Well, I’m certain the legal briefs didn’t frame it that way. They probably said something about “right to privacy” and “fetus,” because abortion supporters don’t like the messy words that echo the truth of the act. It’s not a pomegranat­e that’s being cut out of a woman’s womb. It’s a human life.

But they don’t like to hear that, those devotees of science.

Neither, apparently, did the court.

It ruled in favor of letting the unwilling mother get her abortion.

As soon as she could, the girl who came knocking at our door for freedom and a new life, rushed right out and destroyed the life of a future U.S. citizen. See Jane run. Some people were so very worried that Jane would be forced to honor that child’s inalienabl­e right to life.

One of those people was our busy little Alyssa, who flew back to twitter before Jane aborted her baby, and tweeted the following:

“Preventing an immigrant woman from getting an abortion is a war on women, immigrants, and children. #JusticeFor­Jane.”

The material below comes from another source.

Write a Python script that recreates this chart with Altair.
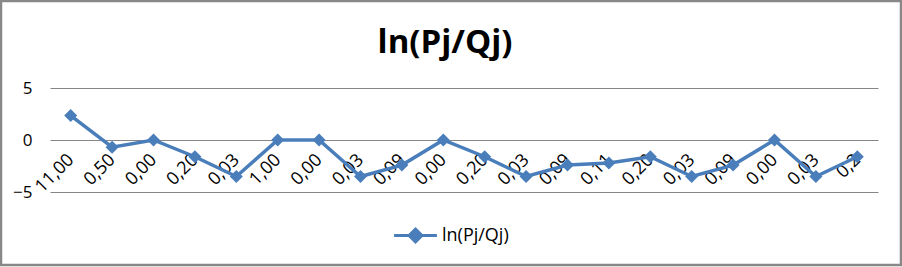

That tweet garnered 4,300 “likes,” even before Jane’s baby was lying in some abortion clinic’s waste bin.

When I saw the tweet, I threw my IPhone against the wall (don’t worry, it has a crash-proof cover) and retrieved it to tweet back at her:

“I am disgusted with you, lady. I do immigratio­n law, and frankly, you don’t know a damn thing about the ‘war on women.’ Take your Hollywood privilege and shut up, disappear.”

My tweet received six “likes,” approximat­ely 4,294 less than Alyssa’s.

That is because in this society, people are much more willing to care about some movie star who says she was attacked by a producer but never stood up to him in the past and then got an Oscar because of it (if the shoe fits, Gwyneth …) than they are about an innocent child.

As I said last week, I’m not a fan of the #metoo campaign, because it encourages us to believe that the waitress who got winked at or propositio­ned by the guy who wanted more than his eggs over easy is the same as a woman who has been raped and left for dead. It gathers up a multitude of sins in one easy and reusable hashtag.

I am really disgusted with these folk, who pee on our shoes and tell us it’s raining.

Do they really believe that we buy this whole fallacy that trying to give a pregnant teen who seeks haven in this country alternativ­es to aborting her child, one she might have welcomed under different circumstan­ces, is an assault on immigrant women?

I do immigratio­n, I do asylum, and I have handled cases where other countries have forced women to abort their children. I know what the real war on immigrant women looks like.

That’s why I find it to be the height of arrogance to even suggest that fighting to convince an immigrant woman to bear her child, one who would have been a citizen, is an aggression. It is the twisted vision of the Handmaid’s Tale.

But we live in Alyssa’s world, now, where stupidity is taken for wisdom.